The age of non-discovery
Many years ago, I was on a trip in Alaska and had read through all of the books I had brought. I think I was in the Anchorage airport, and then was one spinner rack with paperbacks on it.
They were the Bantam Doc Savage reprints.
I grabbed a few, needing something to read.
Doc would become one of my fictional heroes, and in some ways, would influence my desire to help other people.
The same sort of thing happened when I was on an island. The only books available were the Remo Williams books, including
While I read a lot of different types of books, I think I would have been unlikely to pick up a book series called “The Destroyer”, although Remo Williams is a lot more fun than that suggests.
In both cases, the deciding factor in purchasing the book was that…they were there.
With the availability of e-books, that changes.
As long as you have some sort of internet connection available (wi-fi, 3G, 4G), there is always a huge variety of books available.
As a former brick and mortar bookstore manager, that got me thinking about places where we impulse buy paperbooks, and how they may simply go away.
Take the grocery store, for example.
Mine still has…oh, a quarter of one side of an aisle with books and magazines.
It’s hard for me to imagine buying one of those books. If I saw one that intrigued me, I’d just buy it in e-book form. That’s what is referred to as “showcasing”…seeing something in a physical location, and then buying it online.
How long will they devote that valuable (and expensive) store space to p-books and p-mags?
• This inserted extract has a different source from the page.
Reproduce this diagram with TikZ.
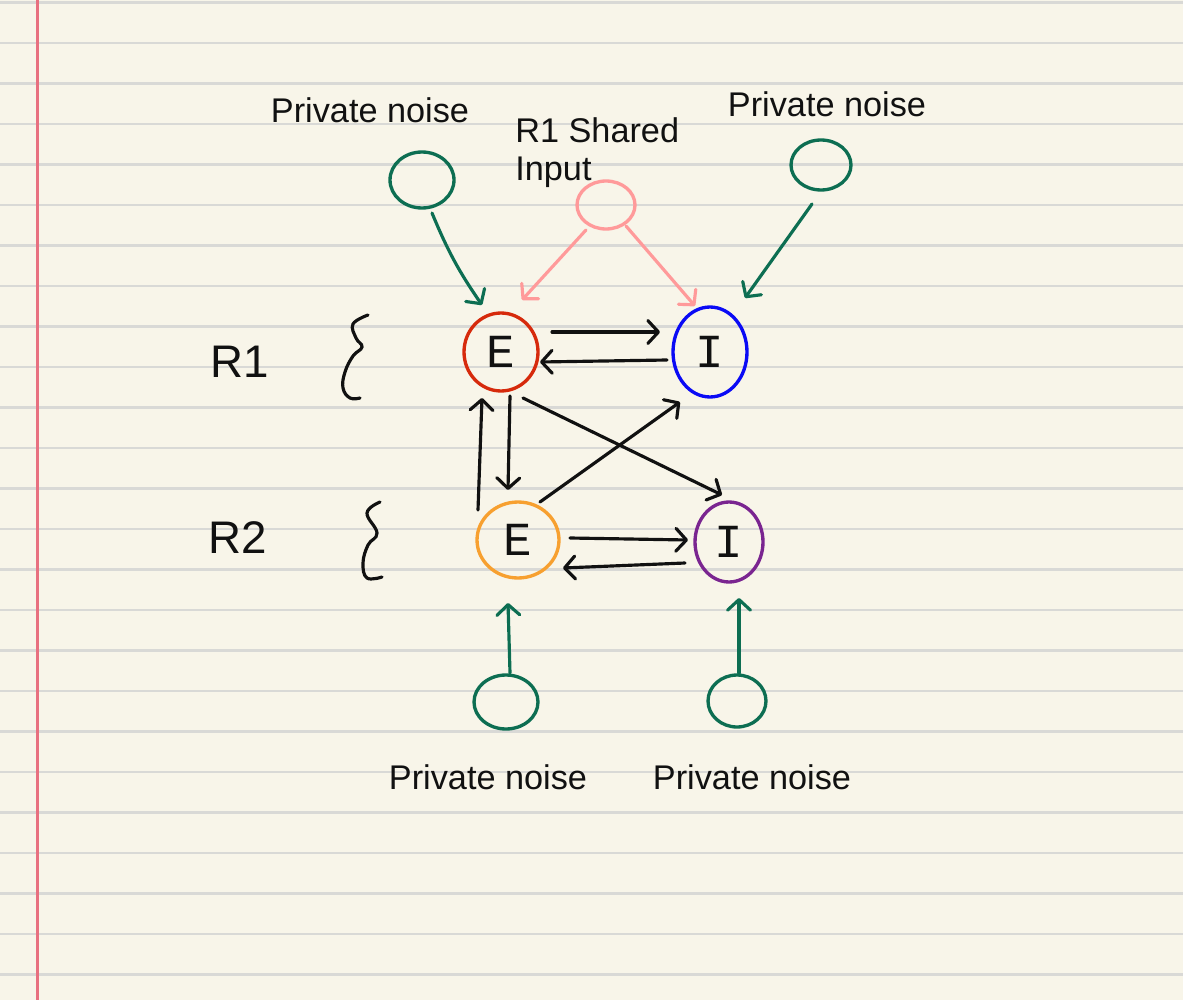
\documentclass[tikz,border=0pt]{standalone}
\usepackage{fontspec}
\setmainfont{Liberation Sans}
\newfontfamily\letterfont{Liberation Mono}
\usetikzlibrary{arrows.meta,shapes.geometric,calc}
\definecolor{paper}{HTML}{F8F5E9}
\definecolor{ruleline}{HTML}{D9D9D6}
\definecolor{marginred}{HTML}{E8707F}
\definecolor{ngreen}{HTML}{0D6E52}
\definecolor{npink}{HTML}{FF9A9A}
\definecolor{nred}{HTML}{D62A0C}
\definecolor{nblue}{HTML}{0A0AF5}
\definecolor{norange}{HTML}{F7A030}
\definecolor{npurple}{HTML}{7A2590}
\definecolor{ink}{HTML}{111111}
\begin{document}
\begin{tikzpicture}[x=0.02cm,y=-0.02cm,
  blob/.style={ellipse, draw, line width=1.9pt, inner sep=0pt, font=\letterfont\fontsize{27}{29}\selectfont, text=ink},
  lbl/.style={font=\fontsize{19.5}{22}\selectfont, text=ink, inner sep=0pt},
  arr/.style={line width=1.8pt, line cap=round, -{Straight Barb[length=6pt,width=13pt,round]}},
  blk/.style={arr, draw=ink},
  grn/.style={arr, draw=ngreen},
  pnk/.style={arr, draw=npink},
  brace/.style={line width=1.8pt, draw=ink, line cap=round}]
\useasboundingbox (0,0) rectangle (1183,1000);
\fill[paper] (0,0) rectangle (1183,1000);
\foreach \k in {0,...,24} \draw[ruleline, line width=1.4pt] (0,{2.5+40.5*\k}) -- (1183,{2.5+40.5*\k});
\draw[marginred, line width=1.5pt] (37.5,0) -- (37.5,1000);

% nodes
\node[blob, draw=ngreen, minimum width=1.28cm, minimum height=1.12cm] (gnl) at (422,180) {};
\node[blob, draw=npink, minimum width=1.16cm, minimum height=0.96cm] (p) at (606,205) {};
\node[blob, draw=ngreen, minimum width=1.2cm, minimum height=1.0cm] (gnr) at (821,165) {};
\node[blob, draw=nred, minimum width=1.48cm, minimum height=1.56cm] (e1) at (501,352) {E};
\node[blob, draw=nblue, minimum width=1.48cm, minimum height=1.8cm] (i1) at (710,352) {I};
\node[blob, draw=norange, minimum width=1.64cm, minimum height=1.52cm] (e2) at (518,540) {E};
\node[blob, draw=npurple, minimum width=1.36cm, minimum height=1.6cm] (i2) at (729,542) {I};
\node[blob, draw=ngreen, minimum width=1.28cm, minimum height=1.08cm] (gbl) at (506,702) {};
\node[blob, draw=ngreen, minimum width=1.16cm, minimum height=1.04cm] (gbr) at (737,701) {};

% labels
\node[lbl] (t1) at (370,110) {Private noise};
\node[lbl, anchor=west] (t2) at (515,130) {R1 Shared};
\node[lbl, anchor=west] (t3) at (515,172) {Input};
\node[lbl] (t4) at (827,104) {Private noise};
\node[lbl] (t5) at (488,777) {Private noise};
\node[lbl] (t6) at (752,777) {Private noise};
\node[lbl, font=\fontsize{26}{28}\selectfont] (r1) at (240,362) {R1};
\node[lbl, font=\fontsize{26}{28}\selectfont] (r2) at (238,538) {R2};

% braces
\draw[brace] plot[smooth, tension=0.7] coordinates {(368,315) (353,324) (356,338) (362,347) (353,356) (345,372) (343,388) (350,398) (360,398)};
\draw[brace] plot[smooth, tension=0.7] coordinates {(380,502) (367,513) (377,533) (368,545) (363,563) (367,578) (382,577)};

% connectors
\draw[grn] ($(gnl)+(10,33)$) to[bend right=6] ($(e1)+(-19,-47)$);
\draw[pnk] ($(p)+(-20,25)$) -- ($(e1)+(21,-52)$);
\draw[pnk] ($(p)+(20,21)$) -- ($(i1)+(-15,-46)$);
\draw[grn] ($(gnr)+(-9,39)$) -- ($(i1)+(35,-54)$);
\draw[blk] ($(e1)+(51,-20)$) -- ($(i1)+(-50,-20)$);
\draw[blk] ($(i1)+(-43,8)$) -- ($(e1)+(39,10)$);
\draw[blk] ($(e1)+(9,44)$) -- ($(e2)+(-10,-50)$);
\draw[blk] ($(e2)+(-40,-30)$) -- ($(e1)+(-19,46)$);
\draw[blk] ($(e1)+(22,46)$) -- ($(i2)+(-7,-47)$);
\draw[blk] ($(e2)+(22,-38)$) -- ($(i1)+(-30,50)$);
\draw[blk] ($(e2)+(52,-2)$) -- ($(i2)+(-41,-2)$);
\draw[blk] ($(i2)+(-44,21)$) -- ($(e2)+(45,28)$);
\draw[grn] ($(gbl)+(4,-29)$) -- ($(e2)+(-10,63)$);
\draw[grn] ($(gbr)+(2,-28)$) -- ($(i2)+(10,56)$);
\end{tikzpicture}
\end{document}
I would guess not much longer. Oh, I think we’ll continue to see p-mags at the check-outs for longer than that, but part of an aisle? I’d be surprised if that’s still there two years from now (at least, certainly, for books).
What about a 7-11? Some of those used to have books. Definitely, our CVS has had some.
Back to my Alaskan episode: why do you need p-bookstores in airports if people have EBRs (E-Book Readers) and tablets?
It won’t happen right away, but I can also see those terminal stores eliminating p-books.
Gas stations? Same thing.
Costco? Target? Yes, although I think some people are drawn to a Costco to buy p-books currently.
One interesting possibility would be that we start seeing more advertising for e-books in those locations. I’ve seen ads for TV shows in grocery stores…this would be the same sort of thing. The grocery store would make money selling advertising space to the publisher of the e-book, and we would then buy the e-books.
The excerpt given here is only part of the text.